Begin Provided material
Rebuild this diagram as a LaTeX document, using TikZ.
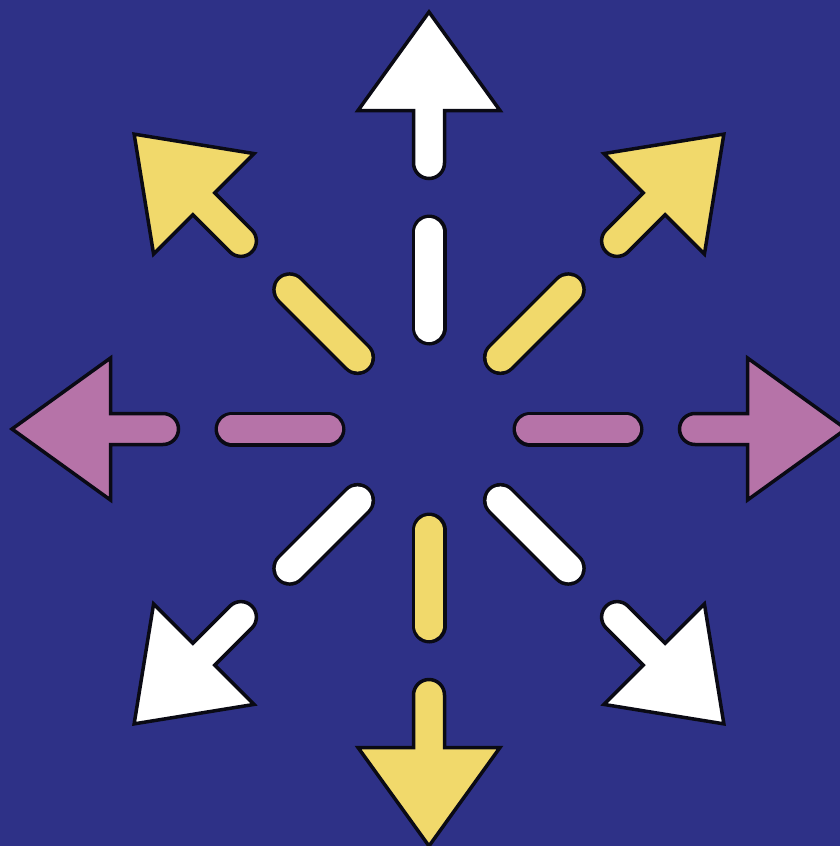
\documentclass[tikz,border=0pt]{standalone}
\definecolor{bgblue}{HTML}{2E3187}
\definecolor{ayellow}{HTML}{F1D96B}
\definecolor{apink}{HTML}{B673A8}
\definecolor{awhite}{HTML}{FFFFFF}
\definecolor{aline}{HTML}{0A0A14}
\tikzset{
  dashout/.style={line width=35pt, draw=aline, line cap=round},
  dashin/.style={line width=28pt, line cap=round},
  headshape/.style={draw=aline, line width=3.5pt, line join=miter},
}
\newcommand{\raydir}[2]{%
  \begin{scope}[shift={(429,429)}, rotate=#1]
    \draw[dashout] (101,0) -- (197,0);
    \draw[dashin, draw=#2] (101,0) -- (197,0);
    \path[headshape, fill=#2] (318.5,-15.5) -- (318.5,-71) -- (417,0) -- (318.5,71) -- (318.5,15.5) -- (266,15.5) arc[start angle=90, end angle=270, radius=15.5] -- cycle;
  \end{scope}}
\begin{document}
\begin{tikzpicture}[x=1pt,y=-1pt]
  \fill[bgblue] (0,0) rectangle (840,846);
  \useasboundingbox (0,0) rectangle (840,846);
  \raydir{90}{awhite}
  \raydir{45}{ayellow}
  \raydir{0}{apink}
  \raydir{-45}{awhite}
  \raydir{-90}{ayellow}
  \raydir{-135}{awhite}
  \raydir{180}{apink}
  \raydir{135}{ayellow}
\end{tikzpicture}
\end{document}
End Provided material
## Description of the task
Make an exact copy of the data above, pictures excluded.

## Exercise answer
Rebuild this diagram as a LaTeX document, using TikZ.
\documentclass[tikz,border=0pt]{standalone}
\definecolor{bgblue}{HTML}{2E3187}
\definecolor{ayellow}{HTML}{F1D96B}
\definecolor{apink}{HTML}{B673A8}
\definecolor{awhite}{HTML}{FFFFFF}
\definecolor{aline}{HTML}{0A0A14}
\tikzset{
  dashout/.style={line width=35pt, draw=aline, line cap=round},
  dashin/.style={line width=28pt, line cap=round},
  headshape/.style={draw=aline, line width=3.5pt, line join=miter},
}
\newcommand{\raydir}[2]{%
  \begin{scope}[shift={(429,429)}, rotate=#1]
    \draw[dashout] (101,0) -- (197,0);
    \draw[dashin, draw=#2] (101,0) -- (197,0);
    \path[headshape, fill=#2] (318.5,-15.5) -- (318.5,-71) -- (417,0) -- (318.5,71) -- (318.5,15.5) -- (266,15.5) arc[start angle=90, end angle=270, radius=15.5] -- cycle;
  \end{scope}}
\begin{document}
\begin{tikzpicture}[x=1pt,y=-1pt]
  \fill[bgblue] (0,0) rectangle (840,846);
  \useasboundingbox (0,0) rectangle (840,846);
  \raydir{90}{awhite}
  \raydir{45}{ayellow}
  \raydir{0}{apink}
  \raydir{-45}{awhite}
  \raydir{-90}{ayellow}
  \raydir{-135}{awhite}
  \raydir{180}{apink}
  \raydir{135}{ayellow}
\end{tikzpicture}
\end{document}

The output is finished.